---- Supplied information

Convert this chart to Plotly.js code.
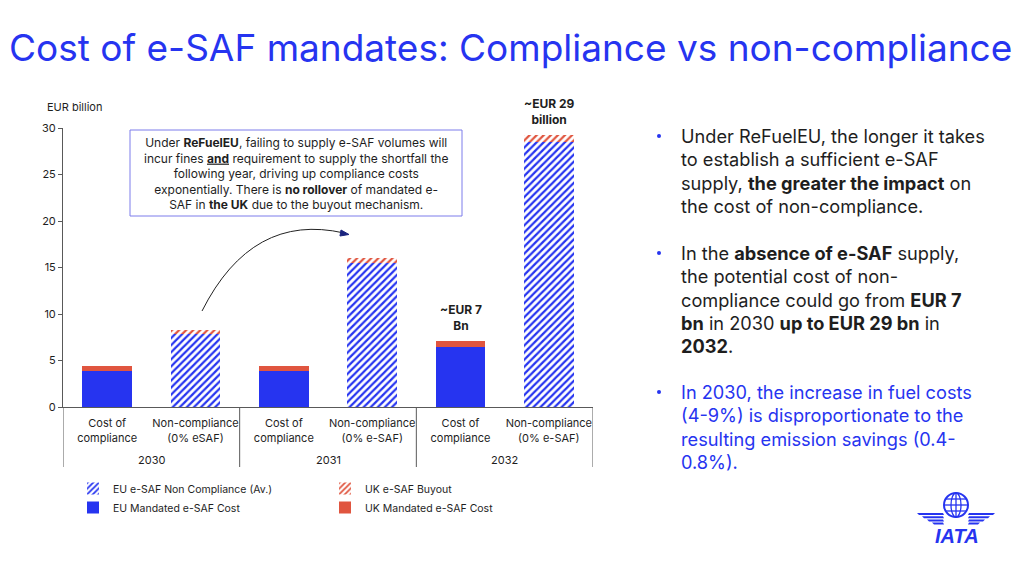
<!DOCTYPE html>
<html>
<head>
<meta charset="utf-8">
<script src="https://cdn.plot.ly/plotly-3.0.1.min.js"></script>
<style>
  html, body { margin: 0; padding: 0; background: #ffffff; }
  #chart { width: 1024px; height: 574px; }
</style>
</head>
<body>
<div id="chart"></div>
<script>
// ---- data (EUR billion) ----
const years = ['2030', '2030', '2031', '2031', '2032', '2032'];
const scenarios = [
  'Cost of<br>compliance', 'Non-compliance<br>(0% eSAF)',
  'Cost of<br>compliance', 'Non-compliance<br>(0% e-SAF)',
  'Cost of<br>compliance', 'Non-compliance<br>(0% e-SAF)'
];
const euMandatedCost   = [3.9, null, 3.9, null, 6.4, null];
const ukMandatedCost   = [0.5, null, 0.5, null, 0.7, null];
const euNonCompliance  = [null, 7.8, null, 15.5, null, 28.5];
const ukBuyout         = [null, 0.5, null, 0.5, null, 0.7];
const totalLabels = ['', '', '', '', '~EUR 7<br>Bn', '~EUR 29<br>billion'];

const BLUE = '#2634F0';
const RED = '#E0553F';
const INK = '#1E1E1E';
const AXIS = '#595959';
const FONT = 'Inter, "Noto Sans", sans-serif';

// plot-area frame in page pixels, used to place the slide text around the chart
const L = 63, R = 593, T = 128, B = 407;
const xp = px => (px - L) / (R - L);
const yp = py => (B - py) / (B - T);
const pt = (x, y) => xp(x).toFixed(4) + ',' + yp(y).toFixed(4);

const idx = years.map((_, i) => i);

const hatch = color => ({
  shape: '/', fgcolor: color, bgcolor: '#ffffff', size: 5, solidity: 0.45
});

const traces = [
  {
    type: 'bar', name: 'EU Mandated e-SAF Cost', x: idx, y: euMandatedCost,
    marker: { color: BLUE, line: { width: 0 } }, legendrank: 3
  },
  {
    type: 'bar', name: 'UK Mandated e-SAF Cost', x: idx, y: ukMandatedCost,
    marker: { color: RED, line: { width: 0 } }, legendrank: 4
  },
  {
    type: 'bar', name: 'EU e-SAF Non Compliance (Av.)', x: idx, y: euNonCompliance,
    marker: { color: '#ffffff', pattern: hatch(BLUE), line: { width: 0 } }, legendrank: 1
  },
  {
    type: 'bar', name: 'UK e-SAF Buyout', x: idx, y: ukBuyout,
    marker: { color: '#ffffff', pattern: hatch(RED), line: { width: 0 } }, legendrank: 2
  }
];

// stacked totals for the value call-outs above the 2032 bars
const totals = idx.map(i =>
  (euMandatedCost[i] || 0) + (ukMandatedCost[i] || 0) +
  (euNonCompliance[i] || 0) + (ukBuyout[i] || 0));

// year groups: centre and edges in category units
const groups = [];
years.forEach((yr, i) => {
  const g = groups[groups.length - 1];
  if (g && g.year === yr) g.last = i; else groups.push({ year: yr, first: i, last: i });
});

const annotations = [];
const shapes = [];

// slide title
annotations.push({
  xref: 'paper', yref: 'paper', x: xp(7), y: yp(48), xanchor: 'left', yanchor: 'middle',
  text: 'Cost of e-SAF mandates: Compliance vs non-compliance', showarrow: false,
  font: { family: FONT, size: 37, color: BLUE }
});

// axis unit
annotations.push({
  xref: 'paper', yref: 'paper', x: xp(45), y: yp(107), xanchor: 'left', yanchor: 'middle',
  text: 'EUR billion', showarrow: false, font: { family: FONT, size: 11, color: INK }
});

// year group labels and dividers
groups.forEach(g => {
  annotations.push({
    xref: 'x', yref: 'paper', x: (g.first + g.last) / 2, y: yp(460), yanchor: 'middle',
    text: g.year, showarrow: false, font: { family: FONT, size: 11, color: INK }
  });
});
const edges = [groups[0].first - 0.5].concat(groups.map(g => g.last + 0.5));
edges.forEach(e => {
  shapes.push({ type: 'line', xref: 'x', yref: 'paper', x0: e, x1: e, y0: 0, y1: yp(467),
    line: { color: AXIS, width: 1 } });
});

// value call-outs
totalLabels.forEach((t, i) => {
  if (!t) return;
  annotations.push({
    xref: 'x', yref: 'y', x: i, y: totals[i], yanchor: 'bottom', yshift: 6,
    text: '<b>' + t + '</b>', showarrow: false,
    font: { family: FONT, size: 12, color: INK }
  });
});

// explanatory box text
annotations.push({
  xref: 'paper', yref: 'paper', x: xp(296), y: yp(173), xanchor: 'center', yanchor: 'middle',
  align: 'center', showarrow: false,
  text: 'Under <b>ReFuelEU</b>, failing to supply e-SAF volumes will<br>' +
        'incur fines <b><span style="text-decoration:underline">and</span></b> requirement to supply the shortfall the<br>' +
        'following year, driving up compliance costs<br>' +
        'exponentially. There is <b>no rollover</b> of mandated e-<br>' +
        'SAF in <b>the UK</b> due to the buyout mechanism.',
  font: { family: FONT, size: 12, color: INK }
});

// right-hand commentary
const bullets = [
  { y0: 136, color: INK, lines: [
    'Under ReFuelEU, the longer it takes',
    'to establish a sufficient e-SAF',
    'supply, <b>the greater the impact</b> on',
    'the cost of non-compliance.'] },
  { y0: 253, color: INK, lines: [
    'In the <b>absence of e-SAF</b> supply,',
    'the potential cost of non-',
    'compliance could go from <b>EUR 7</b>',
    '<b>bn</b> in 2030 <b>up to EUR 29 bn</b> in',
    '<b>2032</b>.'] },
  { y0: 392, color: BLUE, lines: [
    'In 2030, the increase in fuel costs',
    '(4-9%) is disproportionate to the',
    'resulting emission savings (0.4-',
    '0.8%).'] }
];
const LINE = 23.3;
bullets.forEach(b => {
  shapes.push({ type: 'circle', xref: 'paper', yref: 'paper',
    x0: xp(657), x1: xp(661), y0: yp(b.y0 - 2), y1: yp(b.y0 + 2),
    fillcolor: BLUE, line: { width: 0 } });
  b.lines.forEach((ln, k) => {
    annotations.push({
      xref: 'paper', yref: 'paper', x: xp(679), y: yp(b.y0 + k * LINE),
      xanchor: 'left', yanchor: 'middle', align: 'left', text: ln, showarrow: false,
      font: { family: FONT, size: 18.2, color: b.color }
    });
  });
});

// IATA wordmark
annotations.push({
  xref: 'paper', yref: 'paper', x: xp(957), y: yp(536), xanchor: 'center', yanchor: 'middle',
  text: '<b><i>IATA</i></b>', showarrow: false,
  font: { family: '"Liberation Sans", Arial, sans-serif', size: 20, color: BLUE }
});

// explanatory box
shapes.push({ type: 'rect', xref: 'paper', yref: 'paper', x0: xp(130), x1: xp(462), y0: yp(130), y1: yp(216),
  line: { color: '#7C7CEB', width: 1 }, fillcolor: 'rgba(0,0,0,0)' });
// curved arrow from 2030 non-compliance towards 2031 non-compliance
shapes.push({ type: 'path', xref: 'paper', yref: 'paper',
  path: 'M' + pt(202, 311) + ' Q' + pt(252, 212) + ' ' + pt(344, 233),
  line: { color: '#222222', width: 1 } });
shapes.push({ type: 'path', xref: 'paper', yref: 'paper',
  path: 'M' + pt(349, 234.5) + ' L' + pt(341, 230) + ' L' + pt(340, 236) + ' Z',
  fillcolor: '#1a237e', line: { color: '#1a237e', width: 1 } });
// IATA globe
shapes.push(
  { type: 'circle', xref: 'paper', yref: 'paper', x0: xp(944), x1: xp(968), y0: yp(493), y1: yp(517),
    line: { color: BLUE, width: 2 }, fillcolor: 'rgba(0,0,0,0)' },
  { type: 'circle', xref: 'paper', yref: 'paper', x0: xp(951), x1: xp(961), y0: yp(493), y1: yp(517),
    line: { color: BLUE, width: 1.3 }, fillcolor: 'rgba(0,0,0,0)' },
  { type: 'line', xref: 'paper', yref: 'paper', x0: xp(956), x1: xp(956), y0: yp(493), y1: yp(517),
    line: { color: BLUE, width: 1.3 } },
  { type: 'line', xref: 'paper', yref: 'paper', x0: xp(944), x1: xp(968), y0: yp(505), y1: yp(505),
    line: { color: BLUE, width: 1.3 } },
  { type: 'line', xref: 'paper', yref: 'paper', x0: xp(946), x1: xp(966), y0: yp(499), y1: yp(499),
    line: { color: BLUE, width: 1.3 } },
  { type: 'line', xref: 'paper', yref: 'paper', x0: xp(946), x1: xp(966), y0: yp(511), y1: yp(511),
    line: { color: BLUE, width: 1.3 } }
);
// IATA wings
[0, 1, 2, 3].forEach(k => {
  const y = 513 + k * 3.2;
  shapes.push({ type: 'path', xref: 'paper', yref: 'paper',
    path: 'M' + pt(917 + k * 5, y) + ' L' + pt(943, y) + ' L' + pt(944, y + 2) + ' L' + pt(919 + k * 5, y + 2) + ' Z',
    fillcolor: BLUE, line: { width: 0 } });
  shapes.push({ type: 'path', xref: 'paper', yref: 'paper',
    path: 'M' + pt(995 - k * 5, y) + ' L' + pt(969, y) + ' L' + pt(968, y + 2) + ' L' + pt(993 - k * 5, y + 2) + ' Z',
    fillcolor: BLUE, line: { width: 0 } });
});

const layout = {
  width: 1024, height: 574,
  margin: { l: L, r: 1024 - R, t: T, b: 574 - B, pad: 0 },
  paper_bgcolor: '#ffffff', plot_bgcolor: '#ffffff',
  barmode: 'stack', bargap: 0.44,
  font: { family: FONT, size: 11, color: INK },
  showlegend: true,
  legend: {
    orientation: 'h', x: xp(73), y: yp(474), xanchor: 'left', yanchor: 'top',
    entrywidth: 207, entrywidthmode: 'pixels', itemwidth: 30,
    font: { family: FONT, size: 10.5, color: INK }, traceorder: 'normal',
    bgcolor: 'rgba(0,0,0,0)'
  },
  xaxis: {
    range: [-0.5, years.length - 0.5], tickvals: idx, ticktext: scenarios,
    showline: true, linecolor: AXIS, linewidth: 1,
    showgrid: false, zeroline: false, ticks: '', ticklabelstandoff: 6,
    tickfont: { family: FONT, size: 11, color: INK }
  },
  yaxis: {
    range: [0, 30], tickvals: [0, 5, 10, 15, 20, 25, 30], showline: true,
    linecolor: AXIS, linewidth: 1, ticks: 'outside', ticklen: 4, tickcolor: AXIS,
    showgrid: false, zeroline: false,
    tickfont: { family: FONT, size: 11, color: INK }
  },
  annotations: annotations,
  shapes: shapes,
  hovermode: false
};

Plotly.newPlot('chart', traces, layout, { displayModeBar: false, staticPlot: true });
</script>
</body>
</html>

--------

- **What you have to do**
Take the lines from the start of the material to the line with "(euNonCompliance[i] || 0)", both included, and transcribe them exactly without the pictures.

- **Response for this exercise**
Convert this chart to Plotly.js code.
<!DOCTYPE html>
<html>
<head>
<meta charset="utf-8">
<script src="https://cdn.plot.ly/plotly-3.0.1.min.js"></script>
<style>
  html, body { margin: 0; padding: 0; background: #ffffff; }
  #chart { width: 1024px; height: 574px; }
</style>
</head>
<body>
<div id="chart"></div>
<script>
// ---- data (EUR billion) ----
const years = ['2030', '2030', '2031', '2031', '2032', '2032'];
const scenarios = [
  'Cost of<br>compliance', 'Non-compliance<br>(0% eSAF)',
  'Cost of<br>compliance', 'Non-compliance<br>(0% e-SAF)',
  'Cost of<br>compliance', 'Non-compliance<br>(0% e-SAF)'
];
const euMandatedCost   = [3.9, null, 3.9, null, 6.4, null];
const ukMandatedCost   = [0.5, null, 0.5, null, 0.7, null];
const euNonCompliance  = [null, 7.8, null, 15.5, null, 28.5];
const ukBuyout         = [null, 0.5, null, 0.5, null, 0.7];
const totalLabels = ['', '', '', '', '~EUR 7<br>Bn', '~EUR 29<br>billion'];

const BLUE = '#2634F0';
const RED = '#E0553F';
const INK = '#1E1E1E';
const AXIS = '#595959';
const FONT = 'Inter, "Noto Sans", sans-serif';

// plot-area frame in page pixels, used to place the slide text around the chart
const L = 63, R = 593, T = 128, B = 407;
const xp = px => (px - L) / (R - L);
const yp = py => (B - py) / (B - T);
const pt = (x, y) => xp(x).toFixed(4) + ',' + yp(y).toFixed(4);

const idx = years.map((_, i) => i);

const hatch = color => ({
  shape: '/', fgcolor: color, bgcolor: '#ffffff', size: 5, solidity: 0.45
});

const traces = [
  {
    type: 'bar', name: 'EU Mandated e-SAF Cost', x: idx, y: euMandatedCost,
    marker: { color: BLUE, line: { width: 0 } }, legendrank: 3
  },
  {
    type: 'bar', name: 'UK Mandated e-SAF Cost', x: idx, y: ukMandatedCost,
    marker: { color: RED, line: { width: 0 } }, legendrank: 4
  },
  {
    type: 'bar', name: 'EU e-SAF Non Compliance (Av.)', x: idx, y: euNonCompliance,
    marker: { color: '#ffffff', pattern: hatch(BLUE), line: { width: 0 } }, legendrank: 1
  },
  {
    type: 'bar', name: 'UK e-SAF Buyout', x: idx, y: ukBuyout,
    marker: { color: '#ffffff', pattern: hatch(RED), line: { width: 0 } }, legendrank: 2
  }
];

// stacked totals for the value call-outs above the 2032 bars
const totals = idx.map(i =>
  (euMandatedCost[i] || 0) + (ukMandatedCost[i] || 0) +
  (euNonCompliance[i] || 0) + (ukBuyout[i] || 0));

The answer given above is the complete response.